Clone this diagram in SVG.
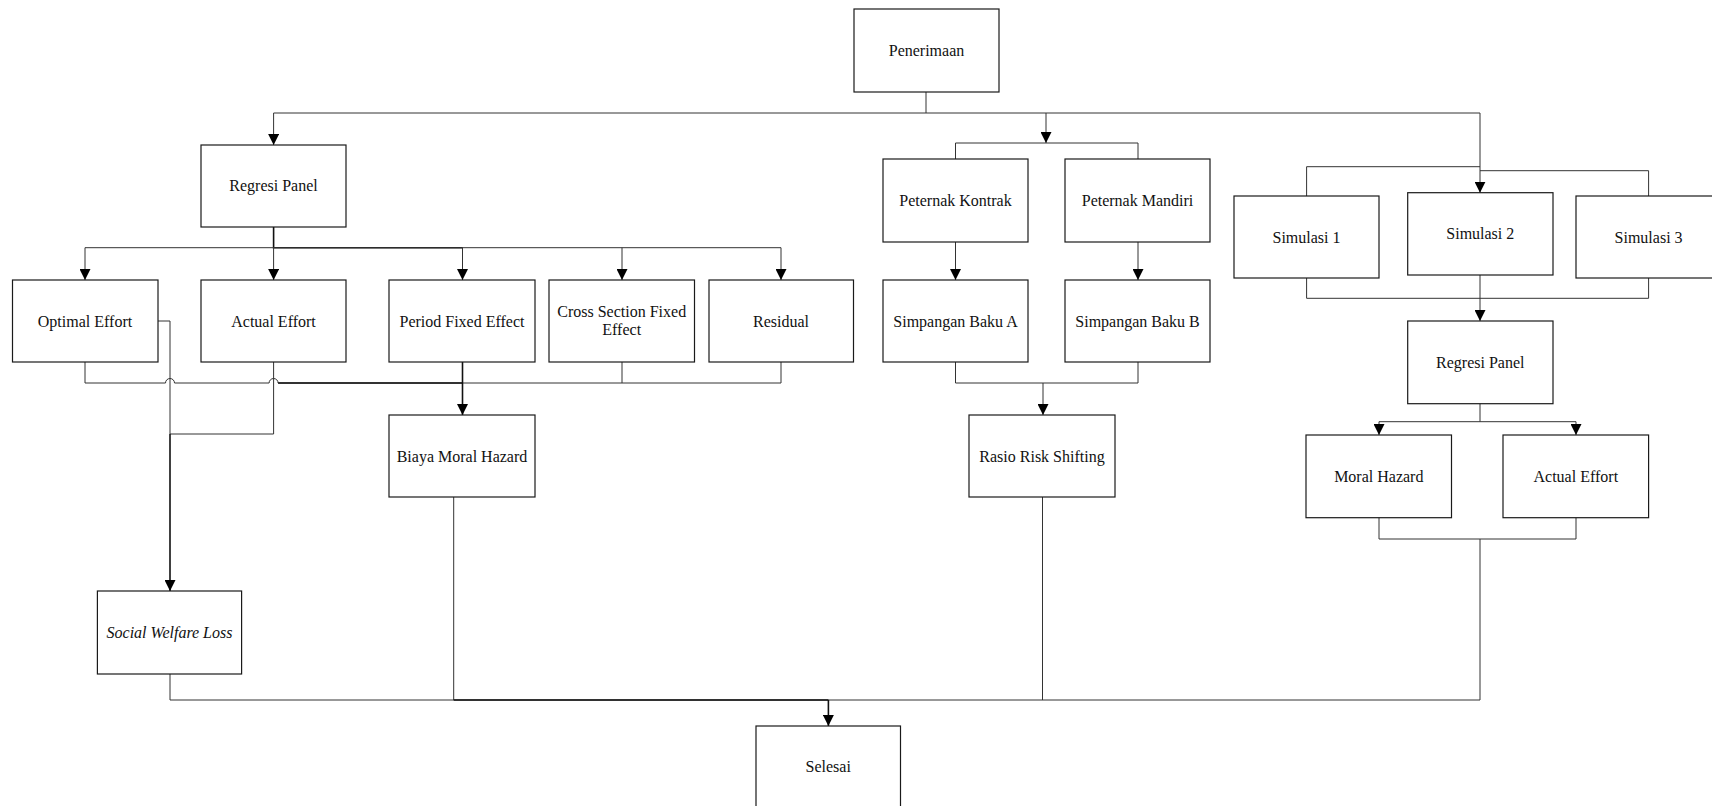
<svg xmlns="http://www.w3.org/2000/svg" width="1712" height="806" viewBox="0 0 1712 806">
<style>
.box{fill:#fff;stroke:#1a1a1a;stroke-width:1.2}
.t{font-family:"Liberation Serif","Times New Roman",serif;font-size:16px;fill:#111;text-anchor:middle}
.it{font-style:italic}
.ln{fill:none;stroke:#333;stroke-width:1}
.bd{fill:none;stroke:#111;stroke-width:1.6}
</style>
<defs>
<marker id="ah" markerUnits="userSpaceOnUse" markerWidth="11" markerHeight="11" refX="11" refY="5.5" orient="auto">
<path d="M0,0 L11,5.5 L0,11 z" fill="#000"/>
</marker>
</defs>
<rect width="1712" height="806" fill="#fff"/>
<g id="connectors">
<!-- Penerimaan distribution -->
<path class="ln" d="M926,92 V113"/>
<path class="ln" d="M273.6,113 H1480"/>
<path class="ln" d="M273.6,113 V145" marker-end="url(#ah)"/>
<path class="ln" d="M1046,113 V143" marker-end="url(#ah)"/>
<path class="ln" d="M1480,113 V192.7" marker-end="url(#ah)"/>
<!-- Peternak bracket -->
<path class="ln" d="M955.5,159 V143 H1138 V159"/>
<path class="ln" d="M955.5,242 V280" marker-end="url(#ah)"/>
<path class="ln" d="M1138,242 V280" marker-end="url(#ah)"/>
<path class="ln" d="M955.5,362 V383 H1138 V362"/>
<path class="ln" d="M1043,383 V415" marker-end="url(#ah)"/>
<!-- Regresi Panel left -->
<path class="bd" d="M273.6,227 V247.7 H462.5"/>
<path class="ln" d="M85,247.7 H781"/>
<path class="ln" d="M85,247.7 V280" marker-end="url(#ah)"/>
<path class="ln" d="M273.6,247.7 V280" marker-end="url(#ah)"/>
<path class="ln" d="M462.5,247.7 V280" marker-end="url(#ah)"/>
<path class="ln" d="M622,247.7 V280" marker-end="url(#ah)"/>
<path class="ln" d="M781,247.7 V280" marker-end="url(#ah)"/>
<!-- bottom merge with hops -->
<path class="ln" d="M85,362 V383 H165.5 A4.5,4.5 0 0 1 174.5,383 H269.1 A4.5,4.5 0 0 1 278.1,383 H781 V362"/>
<path class="bd" d="M278.1,383 H462.5"/>
<path class="ln" d="M622,362 V383"/>
<path class="bd" d="M462.5,362 V415" marker-end="url(#ah)"/>
<!-- Optimal / Actual to SWL -->
<path class="ln" d="M158,321 H170 V434"/>
<path class="ln" d="M273.6,362 V434 H170"/>
<path class="bd" d="M170,434 V591" marker-end="url(#ah)"/>
<!-- Simulasi brackets -->
<path class="ln" d="M1306.6,196 V166.7 H1480"/>
<path class="ln" d="M1480,170.7 H1648.6 V196"/>
<path class="ln" d="M1306.6,278 V298.3 H1648.6 V278"/>
<path class="ln" d="M1480,275 V321" marker-end="url(#ah)"/>
<path class="ln" d="M1480,403.7 V421.7"/>
<path class="ln" d="M1379,421.7 H1576"/>
<path class="ln" d="M1379,421.7 V435" marker-end="url(#ah)"/>
<path class="ln" d="M1576,421.7 V435" marker-end="url(#ah)"/>
<path class="ln" d="M1379,517.7 V539 H1576 V517.7"/>
<!-- final merge -->
<path class="ln" d="M1480,539 V700 H170 V674"/>
<path class="ln" d="M453.7,497 V700"/>
<path class="ln" d="M1042.5,497 V700"/>
<path class="bd" d="M453.7,700 H828.4"/>
<path class="bd" d="M828.4,700 V726" marker-end="url(#ah)"/>
</g>
<g id="n-penerimaan"><rect class="box" x="854" y="9" width="145" height="83"/><text class="t" x="926.5" y="56">Penerimaan</text></g>
<g id="n-regresi-panel-1"><rect class="box" x="201" y="145" width="145" height="82"/><text class="t" x="273.5" y="191">Regresi Panel</text></g>
<g id="n-optimal-effort"><rect class="box" x="12.5" y="280" width="145.5" height="82"/><text class="t" x="85" y="326.5">Optimal Effort</text></g>
<g id="n-actual-effort-1"><rect class="box" x="201" y="280" width="145" height="82"/><text class="t" x="273.5" y="326.5">Actual Effort</text></g>
<g id="n-period-fixed"><rect class="box" x="389" y="280" width="146" height="82"/><text class="t" x="462" y="326.5">Period Fixed Effect</text></g>
<g id="n-cross-section"><rect class="box" x="549" y="280" width="145.5" height="82"/><text class="t" x="621.7" y="317">Cross Section Fixed</text><text class="t" x="621.7" y="335">Effect</text></g>
<g id="n-residual"><rect class="box" x="709" y="280" width="144.5" height="82"/><text class="t" x="781" y="326.5">Residual</text></g>
<g id="n-biaya"><rect class="box" x="389" y="415" width="146" height="82"/><text class="t" x="462" y="461.5">Biaya Moral Hazard</text></g>
<g id="n-swl"><rect class="box" x="97.4" y="591" width="144.2" height="83"/><text class="t it" x="169.5" y="638">Social Welfare Loss</text></g>
<g id="n-peternak-kontrak"><rect class="box" x="883" y="159" width="145" height="83"/><text class="t" x="955.5" y="205.5">Peternak Kontrak</text></g>
<g id="n-peternak-mandiri"><rect class="box" x="1065" y="159" width="145" height="83"/><text class="t" x="1137.5" y="205.5">Peternak Mandiri</text></g>
<g id="n-simpangan-a"><rect class="box" x="883" y="280" width="145" height="82"/><text class="t" x="955.5" y="326.5">Simpangan Baku A</text></g>
<g id="n-simpangan-b"><rect class="box" x="1065" y="280" width="145" height="82"/><text class="t" x="1137.5" y="326.5">Simpangan Baku B</text></g>
<g id="n-rasio"><rect class="box" x="969" y="415" width="146" height="82"/><text class="t" x="1042" y="461.5">Rasio Risk Shifting</text></g>
<g id="n-simulasi-1"><rect class="box" x="1234" y="196" width="145" height="82"/><text class="t" x="1306.5" y="242.5">Simulasi 1</text></g>
<g id="n-simulasi-2"><rect class="box" x="1407.7" y="192.7" width="145.3" height="82.3"/><text class="t" x="1480.3" y="239.3">Simulasi 2</text></g>
<g id="n-simulasi-3"><rect class="box" x="1576" y="196" width="145" height="82"/><text class="t" x="1648.6" y="242.5">Simulasi 3</text></g>
<g id="n-regresi-panel-2"><rect class="box" x="1407.7" y="321" width="145.3" height="82.7"/><text class="t" x="1480.3" y="367.5">Regresi Panel</text></g>
<g id="n-moral-hazard"><rect class="box" x="1306" y="435" width="145.5" height="82.7"/><text class="t" x="1378.8" y="481.5">Moral Hazard</text></g>
<g id="n-actual-effort-2"><rect class="box" x="1503" y="435" width="145.6" height="82.7"/><text class="t" x="1575.8" y="481.5">Actual Effort</text></g>
<g id="n-selesai"><rect class="box" x="756" y="726" width="144.5" height="82"/><text class="t" x="828.2" y="772">Selesai</text></g>
</svg>
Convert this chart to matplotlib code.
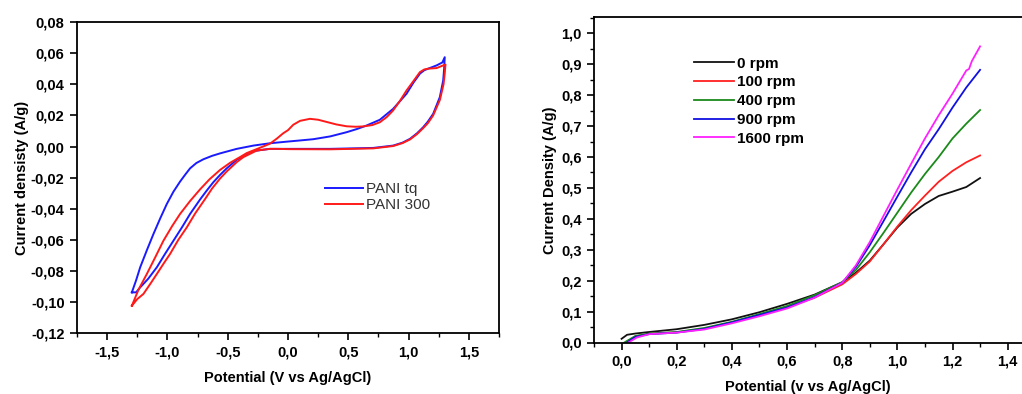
import numpy as np
import matplotlib
matplotlib.use("Agg")
import matplotlib.pyplot as plt
from matplotlib.ticker import FuncFormatter, MultipleLocator

plt.rcParams['font.family'] = ['Liberation Sans', 'DejaVu Sans']

# ---------------- Left panel: cyclic voltammograms ----------------
tq_fwd_x = [-1.295, -1.26, -1.226, -1.17, -1.116, -1.06, -1.005, -0.95, -0.895, -0.85, -0.812, -0.76,
            -0.702, -0.63, -0.563, -0.425, -0.287, -0.149, 0.0, 0.1, 0.21, 0.35, 0.486, 0.57, 0.652,
            0.762, 0.872, 0.983, 1.04, 1.094, 1.13, 1.162, 1.232, 1.28, 1.30]
tq_fwd_y = [-0.0937, -0.0860, -0.0776, -0.0665, -0.0562, -0.0462, -0.0369, -0.0290, -0.0225, -0.0178,
            -0.0140, -0.0106, -0.0082, -0.0060, -0.0044, -0.0015, 0.0006, 0.0021, 0.0032, 0.0039, 0.0047,
            0.0065, 0.0092, 0.0112, 0.0135, 0.0172, 0.0242, 0.0339, 0.0410, 0.0468, 0.0490, 0.0500,
            0.0521, 0.0540, 0.0574]
tq_rev_x = [1.30, 1.295, 1.287, 1.259, 1.204, 1.16, 1.121, 1.07, 1.011, 0.95, 0.872, 0.707, 0.348,
            -0.066, -0.149, -0.22, -0.287, -0.35, -0.425, -0.508, -0.563, -0.62, -0.674, -0.729,
            -0.812, -0.88, -0.950, -1.02, -1.088, -1.16, -1.226, -1.26, -1.295]
tq_rev_y = [0.0574, 0.0500, 0.0424, 0.0317, 0.0210, 0.0160, 0.0124, 0.0085, 0.0049, 0.0025, 0.0006,
            -0.0009, -0.0015, -0.0015, -0.0015, -0.0022, -0.0030, -0.0055, -0.0085, -0.0140, -0.0182,
            -0.0230, -0.0283, -0.0340, -0.0433, -0.0520, -0.0605, -0.0690, -0.0776, -0.0850, -0.0905,
            -0.0937, -0.0937]

p300_fwd_x = [-1.295, -1.24, -1.171, -1.10, -1.033, -0.96, -0.895, -0.812, -0.729, -0.65, -0.563,
              -0.481, -0.398, -0.342, -0.232, -0.15, -0.094, -0.04, 0.0, 0.044, 0.1, 0.182, 0.25, 0.32,
              0.40, 0.486, 0.56, 0.624, 0.70, 0.762, 0.82, 0.872, 0.93, 0.983, 1.04, 1.094, 1.13,
              1.162, 1.232, 1.306]
p300_fwd_y = [-0.1023, -0.0920, -0.0819, -0.0710, -0.0605, -0.0510, -0.0433, -0.0350, -0.0275, -0.0210,
              -0.0150, -0.0105, -0.0068, -0.0042, -0.0008, 0.0018, 0.0050, 0.0085, 0.0105, 0.0140,
              0.0165, 0.0178, 0.0172, 0.0158, 0.0142, 0.0130, 0.0127, 0.0129, 0.0138, 0.0156, 0.0190,
              0.0232, 0.0295, 0.0360, 0.0420, 0.0478, 0.0495, 0.0500, 0.0504, 0.0527]
p300_rev_x = [1.306, 1.30, 1.29, 1.26, 1.204, 1.16, 1.121, 1.07, 1.011, 0.95, 0.872, 0.707, 0.348,
              0.017, -0.094, -0.149, -0.26, -0.37, -0.425, -0.508, -0.563, -0.63, -0.69, -0.77,
              -0.839, -0.91, -0.978, -1.03, -1.088, -1.14, -1.199, -1.25, -1.295]
p300_rev_y = [0.0527, 0.0470, 0.0400, 0.0300, 0.0200, 0.0150, 0.0118, 0.0080, 0.0045, 0.0022, 0.0003,
              -0.0012, -0.0018, -0.0017, -0.0015, -0.0015, -0.0026, -0.0068, -0.0100, -0.0160, -0.0205,
              -0.0270, -0.0340, -0.0430, -0.0519, -0.0600, -0.0690, -0.0750, -0.0819, -0.0880, -0.0947,
              -0.0980, -0.1023]

cv_labels = ["PANI tq", "PANI 300"]
cv_colors = ["#1a1aff", "#ff1a1a"]

# ---------------- Right panel: LSV at rotation rates ----------------
rpm_labels = ["0 rpm", "100 rpm", "400 rpm", "900 rpm", "1600 rpm"]
rpm_colors = ["#111111", "#ff2020", "#1a8a1a", "#1010e0", "#ff20ff"]

lsv_x0 = [0.0, 0.02, 0.05, 0.1, 0.2, 0.3, 0.4, 0.5, 0.6, 0.7, 0.8, 0.85, 0.9, 0.95, 1.0, 1.05, 1.1, 1.15, 1.2, 1.25, 1.3]
lsv_y0 = [0.012, 0.025, 0.029, 0.034, 0.043, 0.057, 0.075, 0.098, 0.125, 0.155, 0.195, 0.226, 0.265, 0.318, 0.372,
          0.416, 0.448, 0.474, 0.488, 0.503, 0.532]
lsv_x100 = [0.015, 0.05, 0.1, 0.2, 0.3, 0.4, 0.5, 0.6, 0.7, 0.8, 0.85, 0.9, 0.95, 1.0, 1.05, 1.1, 1.15, 1.2, 1.25, 1.3]
lsv_y100 = [0.0, 0.020, 0.028, 0.033, 0.045, 0.065, 0.088, 0.113, 0.145, 0.188, 0.222, 0.262, 0.318, 0.375,
            0.428, 0.475, 0.520, 0.555, 0.583, 0.605]
lsv_x400 = [0.01, 0.05, 0.1, 0.2, 0.3, 0.4, 0.5, 0.6, 0.7, 0.8, 0.85, 0.9, 0.95, 1.0, 1.05, 1.1, 1.15, 1.2, 1.25, 1.3]
lsv_y400 = [0.0, 0.021, 0.029, 0.034, 0.047, 0.067, 0.092, 0.118, 0.153, 0.195, 0.235, 0.292, 0.355, 0.420,
            0.485, 0.545, 0.600, 0.660, 0.708, 0.752]
lsv_x900 = [0.02, 0.05, 0.1, 0.2, 0.3, 0.4, 0.5, 0.6, 0.7, 0.8, 0.85, 0.9, 0.95, 1.0, 1.05, 1.1, 1.15, 1.2, 1.25, 1.3]
lsv_y900 = [0.0, 0.018, 0.027, 0.032, 0.044, 0.065, 0.089, 0.113, 0.147, 0.193, 0.245, 0.315, 0.393, 0.472,
            0.550, 0.625, 0.690, 0.760, 0.825, 0.882]
lsv_x1600 = [0.025, 0.055, 0.1, 0.2, 0.3, 0.4, 0.5, 0.6, 0.7, 0.8, 0.85, 0.9, 0.95, 1.0, 1.05, 1.1, 1.15, 1.2,
             1.25, 1.26, 1.27, 1.3]
lsv_y1600 = [0.0, 0.016, 0.027, 0.032, 0.042, 0.062, 0.085, 0.110, 0.145, 0.193, 0.250, 0.325, 0.410, 0.495,
             0.578, 0.660, 0.735, 0.805, 0.880, 0.885, 0.910, 0.958]

lsv_xs = [lsv_x0, lsv_x100, lsv_x400, lsv_x900, lsv_x1600]
lsv_ys = [lsv_y0, lsv_y100, lsv_y400, lsv_y900, lsv_y1600]


def comma_fmt(decimals):
    def f(v, pos):
        if abs(v) < 1e-9:
            v = 0.0
        return f"{v:.{decimals}f}".replace('.', ',')
    return FuncFormatter(f)


W, H = 1022, 394
fig = plt.figure(figsize=(W / 100, H / 100), dpi=100)

# ---- left axes ----
axL = fig.add_axes([77 / W, 1 - 333.3 / H, 422 / W, 311.3 / H])
axL.plot(tq_fwd_x + tq_rev_x, tq_fwd_y + tq_rev_y, color=cv_colors[0], lw=1.4, label=cv_labels[0])
axL.plot(p300_fwd_x + p300_rev_x, p300_fwd_y + p300_rev_y, color=cv_colors[1], lw=1.4, label=cv_labels[1])
axL.set_xlim(-1.75, 1.75)
axL.set_ylim(-0.12, 0.08)
axL.xaxis.set_major_locator(MultipleLocator(0.5))
axL.xaxis.set_minor_locator(MultipleLocator(0.25))
axL.yaxis.set_major_locator(MultipleLocator(0.02))
axL.xaxis.set_major_formatter(comma_fmt(1))
axL.yaxis.set_major_formatter(comma_fmt(2))
axL.set_xlabel("Potential (V vs Ag/AgCl)", fontsize=10.5, fontweight='bold', labelpad=8)
axL.set_ylabel("Current densisty (A/g)", fontsize=10.5, fontweight='bold', labelpad=1)
leg = axL.legend(loc='upper left', bbox_to_anchor=(0.588, 0.486), frameon=False, fontsize=11,
                 handlelength=2.5, handletextpad=0.2, borderpad=0, borderaxespad=0, labelspacing=0.16)
for t in leg.get_texts():
    t.set_color('#333333')

# ---- right axes ----
axR = fig.add_axes([594 / W, 1 - 342.5 / H, (W - 594) / W, 325.5 / H])
for xs, ys, c, lab in zip(lsv_xs, lsv_ys, rpm_colors, rpm_labels):
    axR.plot(xs, ys, color=c, lw=1.3, label=lab)
axR.set_xlim(-0.1, 1.452)
axR.set_ylim(0.0, 1.053)
axR.xaxis.set_major_locator(MultipleLocator(0.2))
axR.xaxis.set_minor_locator(MultipleLocator(0.1))
axR.yaxis.set_major_locator(MultipleLocator(0.1))
axR.yaxis.set_minor_locator(MultipleLocator(0.05))
axR.xaxis.set_major_formatter(comma_fmt(1))
axR.yaxis.set_major_formatter(comma_fmt(1))
axR.spines['right'].set_visible(False)
axR.set_xlabel("Potential (v vs Ag/AgCl)", fontsize=10.5, fontweight='bold', labelpad=8)
axR.set_ylabel("Current Density (A/g)", fontsize=10.5, fontweight='bold', labelpad=3)
legR = axR.legend(loc='upper left', bbox_to_anchor=(0.234, 0.878), frameon=False,
                  prop=dict(size=11, weight='bold'),
                  handlelength=2.6, handletextpad=0.2, borderpad=0, borderaxespad=0, labelspacing=0.31)

for ax in (axL, axR):
    for s in ax.spines.values():
        s.set_linewidth(1.3)
    ax.tick_params(which='major', direction='out', length=5, width=1.2, labelsize=10.5, pad=4)
    ax.tick_params(which='minor', direction='out', length=3, width=1.0)
    ax.tick_params(axis='x', which='major', pad=4)
    for t in ax.get_xticklabels() + ax.get_yticklabels():
        t.set_fontweight('bold')

fig.savefig("out.png", dpi=100)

◆ ◆ ◆ ◆

Scan the records above, count the lines with "this" in them, and give only the number.

2